:: Required task ::
Only the lines from the top of the records below through the line containing "const y = d3.scaleLinear().domain([17,19]).range([B,T]);" should be printed, exactly and without pictures.

:: Entries ::
########################################

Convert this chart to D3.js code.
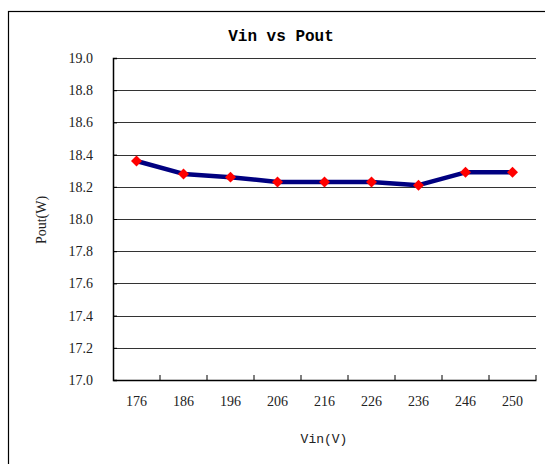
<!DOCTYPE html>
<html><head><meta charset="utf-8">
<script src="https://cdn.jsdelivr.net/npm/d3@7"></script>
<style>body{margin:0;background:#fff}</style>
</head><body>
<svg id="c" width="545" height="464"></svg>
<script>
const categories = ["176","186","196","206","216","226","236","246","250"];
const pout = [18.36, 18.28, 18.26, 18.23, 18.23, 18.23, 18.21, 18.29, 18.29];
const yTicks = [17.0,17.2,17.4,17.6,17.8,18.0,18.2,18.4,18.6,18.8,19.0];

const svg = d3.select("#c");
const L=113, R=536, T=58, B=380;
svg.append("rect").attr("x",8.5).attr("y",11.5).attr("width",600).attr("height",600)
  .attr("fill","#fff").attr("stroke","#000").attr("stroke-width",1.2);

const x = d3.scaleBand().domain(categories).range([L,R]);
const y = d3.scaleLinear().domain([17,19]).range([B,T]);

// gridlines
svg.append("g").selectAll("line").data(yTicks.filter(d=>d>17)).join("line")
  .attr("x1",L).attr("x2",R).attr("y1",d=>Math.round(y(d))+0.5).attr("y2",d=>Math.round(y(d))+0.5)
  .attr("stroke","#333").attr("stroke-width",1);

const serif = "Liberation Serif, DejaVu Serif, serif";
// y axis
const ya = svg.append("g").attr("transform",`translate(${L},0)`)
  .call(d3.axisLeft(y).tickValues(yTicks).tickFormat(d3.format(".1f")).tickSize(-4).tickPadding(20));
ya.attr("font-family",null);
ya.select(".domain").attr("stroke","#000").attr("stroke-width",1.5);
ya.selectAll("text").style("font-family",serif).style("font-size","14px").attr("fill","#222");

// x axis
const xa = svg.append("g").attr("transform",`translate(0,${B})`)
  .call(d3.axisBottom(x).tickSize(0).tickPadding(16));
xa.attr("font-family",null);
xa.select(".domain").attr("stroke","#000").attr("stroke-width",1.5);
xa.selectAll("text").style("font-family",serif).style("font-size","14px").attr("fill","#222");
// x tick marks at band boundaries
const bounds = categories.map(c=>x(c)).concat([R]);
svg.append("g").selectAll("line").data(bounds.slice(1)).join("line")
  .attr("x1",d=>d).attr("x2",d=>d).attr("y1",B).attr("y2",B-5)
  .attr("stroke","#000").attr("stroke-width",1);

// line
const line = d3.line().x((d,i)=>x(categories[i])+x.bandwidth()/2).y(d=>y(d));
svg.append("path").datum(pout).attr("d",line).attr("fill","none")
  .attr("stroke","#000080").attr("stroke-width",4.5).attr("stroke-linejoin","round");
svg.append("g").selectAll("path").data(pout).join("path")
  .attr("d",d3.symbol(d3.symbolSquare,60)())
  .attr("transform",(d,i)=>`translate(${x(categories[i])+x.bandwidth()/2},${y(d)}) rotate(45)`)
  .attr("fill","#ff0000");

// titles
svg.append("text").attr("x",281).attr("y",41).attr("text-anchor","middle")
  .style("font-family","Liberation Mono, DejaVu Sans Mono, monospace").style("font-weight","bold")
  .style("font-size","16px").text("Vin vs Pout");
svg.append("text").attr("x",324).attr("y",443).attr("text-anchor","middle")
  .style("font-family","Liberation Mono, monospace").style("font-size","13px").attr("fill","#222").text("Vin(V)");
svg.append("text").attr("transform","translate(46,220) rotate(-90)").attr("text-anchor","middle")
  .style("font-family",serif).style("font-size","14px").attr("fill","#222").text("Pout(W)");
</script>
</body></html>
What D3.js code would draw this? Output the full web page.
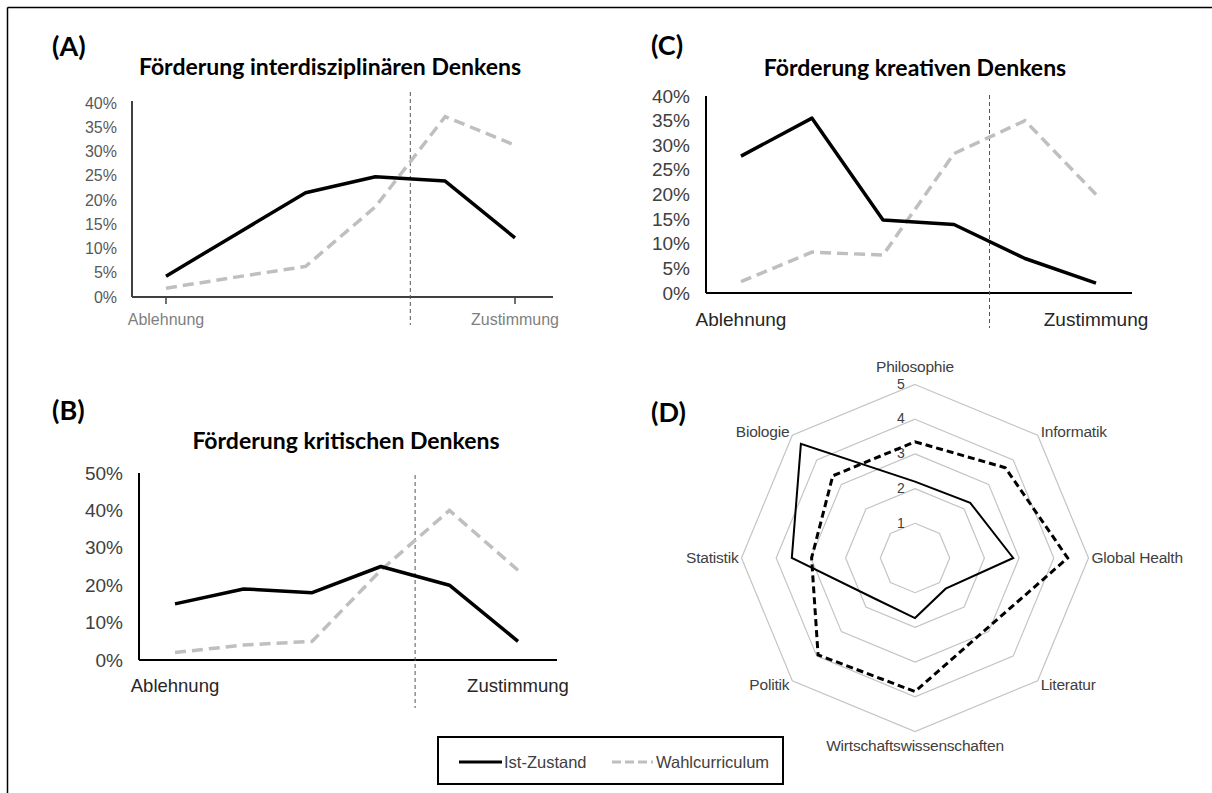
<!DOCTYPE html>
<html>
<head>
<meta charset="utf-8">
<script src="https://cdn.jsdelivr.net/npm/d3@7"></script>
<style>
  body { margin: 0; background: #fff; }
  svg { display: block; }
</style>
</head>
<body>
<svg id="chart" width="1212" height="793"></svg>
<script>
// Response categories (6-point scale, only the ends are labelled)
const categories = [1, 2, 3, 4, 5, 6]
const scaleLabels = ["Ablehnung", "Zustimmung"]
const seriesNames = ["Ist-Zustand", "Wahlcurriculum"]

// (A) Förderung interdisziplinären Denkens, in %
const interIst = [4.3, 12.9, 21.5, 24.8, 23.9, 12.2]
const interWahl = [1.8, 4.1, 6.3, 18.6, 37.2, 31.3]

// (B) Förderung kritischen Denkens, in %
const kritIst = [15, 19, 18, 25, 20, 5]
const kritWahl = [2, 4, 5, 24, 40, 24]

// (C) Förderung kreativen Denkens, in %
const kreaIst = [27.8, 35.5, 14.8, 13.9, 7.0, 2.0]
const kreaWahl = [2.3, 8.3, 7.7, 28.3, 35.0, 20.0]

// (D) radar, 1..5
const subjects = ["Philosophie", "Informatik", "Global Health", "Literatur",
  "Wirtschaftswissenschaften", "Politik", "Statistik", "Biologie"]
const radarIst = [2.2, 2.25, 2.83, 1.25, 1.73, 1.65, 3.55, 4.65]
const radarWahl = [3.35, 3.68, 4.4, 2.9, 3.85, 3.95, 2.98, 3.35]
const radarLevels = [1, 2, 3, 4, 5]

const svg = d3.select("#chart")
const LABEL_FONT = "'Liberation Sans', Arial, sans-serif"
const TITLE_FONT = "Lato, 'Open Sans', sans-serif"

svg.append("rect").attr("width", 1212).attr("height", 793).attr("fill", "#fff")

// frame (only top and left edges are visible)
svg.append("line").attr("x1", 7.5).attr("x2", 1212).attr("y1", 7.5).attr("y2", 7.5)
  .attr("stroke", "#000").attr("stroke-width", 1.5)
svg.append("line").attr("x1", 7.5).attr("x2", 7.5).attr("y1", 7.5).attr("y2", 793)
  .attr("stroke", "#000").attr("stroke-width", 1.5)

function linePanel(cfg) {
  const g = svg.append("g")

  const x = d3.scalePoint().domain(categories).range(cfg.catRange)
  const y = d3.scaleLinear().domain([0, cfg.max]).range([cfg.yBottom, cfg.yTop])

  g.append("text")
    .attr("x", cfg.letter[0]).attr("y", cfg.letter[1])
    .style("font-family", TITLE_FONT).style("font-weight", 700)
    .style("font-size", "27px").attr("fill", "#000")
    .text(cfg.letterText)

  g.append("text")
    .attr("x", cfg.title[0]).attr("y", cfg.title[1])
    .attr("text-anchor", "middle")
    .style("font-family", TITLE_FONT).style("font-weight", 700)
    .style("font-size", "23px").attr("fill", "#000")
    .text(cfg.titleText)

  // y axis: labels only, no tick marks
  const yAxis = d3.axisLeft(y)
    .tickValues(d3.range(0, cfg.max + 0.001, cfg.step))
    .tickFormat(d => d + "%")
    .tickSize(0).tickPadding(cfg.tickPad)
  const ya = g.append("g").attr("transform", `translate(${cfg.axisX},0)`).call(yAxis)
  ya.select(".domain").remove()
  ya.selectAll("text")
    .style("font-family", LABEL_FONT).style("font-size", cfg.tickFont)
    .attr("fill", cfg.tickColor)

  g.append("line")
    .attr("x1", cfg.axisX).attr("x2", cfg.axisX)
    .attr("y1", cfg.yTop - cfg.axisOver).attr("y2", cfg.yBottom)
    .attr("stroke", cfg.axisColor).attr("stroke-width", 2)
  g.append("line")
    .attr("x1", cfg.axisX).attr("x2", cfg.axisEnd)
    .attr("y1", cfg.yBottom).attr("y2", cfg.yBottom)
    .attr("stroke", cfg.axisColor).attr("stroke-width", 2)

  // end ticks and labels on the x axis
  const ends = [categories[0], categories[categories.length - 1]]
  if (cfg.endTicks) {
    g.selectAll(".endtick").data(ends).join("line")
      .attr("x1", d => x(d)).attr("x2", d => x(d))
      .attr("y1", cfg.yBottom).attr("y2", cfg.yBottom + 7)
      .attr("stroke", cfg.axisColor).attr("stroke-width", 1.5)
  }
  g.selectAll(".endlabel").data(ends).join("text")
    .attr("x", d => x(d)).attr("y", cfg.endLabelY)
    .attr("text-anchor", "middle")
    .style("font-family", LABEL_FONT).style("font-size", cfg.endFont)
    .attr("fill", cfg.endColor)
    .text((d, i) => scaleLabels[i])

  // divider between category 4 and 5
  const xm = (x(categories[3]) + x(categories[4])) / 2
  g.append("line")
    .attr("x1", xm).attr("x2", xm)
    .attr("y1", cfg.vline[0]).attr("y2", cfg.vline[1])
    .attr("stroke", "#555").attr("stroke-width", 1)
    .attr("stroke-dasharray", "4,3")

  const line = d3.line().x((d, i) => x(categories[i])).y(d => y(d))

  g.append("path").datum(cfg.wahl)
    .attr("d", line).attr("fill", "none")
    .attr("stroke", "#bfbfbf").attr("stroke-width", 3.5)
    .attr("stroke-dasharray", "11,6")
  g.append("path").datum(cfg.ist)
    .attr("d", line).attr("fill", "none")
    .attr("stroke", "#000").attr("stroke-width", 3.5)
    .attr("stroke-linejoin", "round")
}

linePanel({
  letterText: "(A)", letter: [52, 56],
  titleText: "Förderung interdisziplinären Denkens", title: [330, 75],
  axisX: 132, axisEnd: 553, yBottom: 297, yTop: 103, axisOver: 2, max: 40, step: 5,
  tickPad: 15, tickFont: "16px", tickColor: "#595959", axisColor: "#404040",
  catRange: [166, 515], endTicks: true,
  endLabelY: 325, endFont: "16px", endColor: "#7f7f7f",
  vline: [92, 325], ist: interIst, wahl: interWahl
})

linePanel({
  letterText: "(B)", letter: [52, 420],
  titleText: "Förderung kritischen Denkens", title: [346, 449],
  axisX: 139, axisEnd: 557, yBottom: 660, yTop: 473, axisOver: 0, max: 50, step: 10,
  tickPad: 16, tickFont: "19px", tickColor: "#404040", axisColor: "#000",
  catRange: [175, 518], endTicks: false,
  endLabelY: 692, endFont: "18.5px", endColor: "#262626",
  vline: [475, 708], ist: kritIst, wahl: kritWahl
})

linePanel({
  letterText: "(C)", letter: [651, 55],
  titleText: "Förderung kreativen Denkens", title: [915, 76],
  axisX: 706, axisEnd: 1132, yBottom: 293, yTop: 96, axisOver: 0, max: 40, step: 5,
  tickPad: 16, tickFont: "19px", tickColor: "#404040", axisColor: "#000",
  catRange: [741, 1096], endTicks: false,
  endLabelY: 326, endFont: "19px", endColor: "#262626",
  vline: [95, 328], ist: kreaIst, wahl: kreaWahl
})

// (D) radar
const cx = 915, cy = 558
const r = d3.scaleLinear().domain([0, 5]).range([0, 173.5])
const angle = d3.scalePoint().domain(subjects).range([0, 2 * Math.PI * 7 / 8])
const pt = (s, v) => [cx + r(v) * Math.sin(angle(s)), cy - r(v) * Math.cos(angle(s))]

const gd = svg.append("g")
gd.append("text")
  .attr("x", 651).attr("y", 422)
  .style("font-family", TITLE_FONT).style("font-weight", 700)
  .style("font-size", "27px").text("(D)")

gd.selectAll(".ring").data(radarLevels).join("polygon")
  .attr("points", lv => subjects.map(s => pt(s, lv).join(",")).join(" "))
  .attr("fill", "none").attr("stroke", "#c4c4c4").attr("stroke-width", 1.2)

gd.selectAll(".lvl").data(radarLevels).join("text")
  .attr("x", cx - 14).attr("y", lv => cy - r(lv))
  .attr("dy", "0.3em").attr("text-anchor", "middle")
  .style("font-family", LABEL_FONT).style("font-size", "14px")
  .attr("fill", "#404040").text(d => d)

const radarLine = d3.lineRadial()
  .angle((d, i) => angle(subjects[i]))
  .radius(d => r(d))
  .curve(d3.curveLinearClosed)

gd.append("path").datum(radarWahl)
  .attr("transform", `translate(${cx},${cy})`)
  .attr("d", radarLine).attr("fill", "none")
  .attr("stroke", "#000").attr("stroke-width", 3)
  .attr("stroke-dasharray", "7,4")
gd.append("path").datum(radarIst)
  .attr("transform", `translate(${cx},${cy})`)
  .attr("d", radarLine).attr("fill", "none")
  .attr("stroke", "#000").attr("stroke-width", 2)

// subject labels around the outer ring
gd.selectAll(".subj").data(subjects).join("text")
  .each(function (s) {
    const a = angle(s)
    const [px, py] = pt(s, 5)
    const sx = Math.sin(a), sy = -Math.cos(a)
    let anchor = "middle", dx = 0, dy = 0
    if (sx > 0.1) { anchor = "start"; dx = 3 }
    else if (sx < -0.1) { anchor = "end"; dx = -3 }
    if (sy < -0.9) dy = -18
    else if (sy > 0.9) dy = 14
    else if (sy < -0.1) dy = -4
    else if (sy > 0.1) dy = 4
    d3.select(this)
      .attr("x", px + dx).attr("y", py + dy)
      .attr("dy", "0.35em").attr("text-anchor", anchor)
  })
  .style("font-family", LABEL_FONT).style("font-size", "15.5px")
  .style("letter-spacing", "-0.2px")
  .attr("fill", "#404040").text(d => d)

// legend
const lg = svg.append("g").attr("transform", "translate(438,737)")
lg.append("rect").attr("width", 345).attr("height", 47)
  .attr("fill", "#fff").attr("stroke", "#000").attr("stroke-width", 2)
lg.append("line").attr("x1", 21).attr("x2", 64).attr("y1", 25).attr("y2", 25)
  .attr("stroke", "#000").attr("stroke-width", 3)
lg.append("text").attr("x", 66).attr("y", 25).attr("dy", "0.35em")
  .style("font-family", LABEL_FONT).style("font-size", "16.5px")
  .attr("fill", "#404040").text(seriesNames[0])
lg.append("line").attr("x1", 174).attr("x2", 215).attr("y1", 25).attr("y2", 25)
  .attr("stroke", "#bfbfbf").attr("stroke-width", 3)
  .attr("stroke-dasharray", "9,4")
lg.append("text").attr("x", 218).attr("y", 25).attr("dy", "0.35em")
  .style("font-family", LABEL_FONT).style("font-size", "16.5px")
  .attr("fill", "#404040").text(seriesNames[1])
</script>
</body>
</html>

########################################

:: Answer to the task ::
Convert this chart to D3.js code.
<!DOCTYPE html>
<html><head><meta charset="utf-8">
<script src="https://cdn.jsdelivr.net/npm/d3@7"></script>
<style>body{margin:0;background:#fff}</style>
</head><body>
<svg id="c" width="545" height="464"></svg>
<script>
const categories = ["176","186","196","206","216","226","236","246","250"];
const pout = [18.36, 18.28, 18.26, 18.23, 18.23, 18.23, 18.21, 18.29, 18.29];
const yTicks = [17.0,17.2,17.4,17.6,17.8,18.0,18.2,18.4,18.6,18.8,19.0];

const svg = d3.select("#c");
const L=113, R=536, T=58, B=380;
svg.append("rect").attr("x",8.5).attr("y",11.5).attr("width",600).attr("height",600)
  .attr("fill","#fff").attr("stroke","#000").attr("stroke-width",1.2);

const x = d3.scaleBand().domain(categories).range([L,R]);
const y = d3.scaleLinear().domain([17,19]).range([B,T]);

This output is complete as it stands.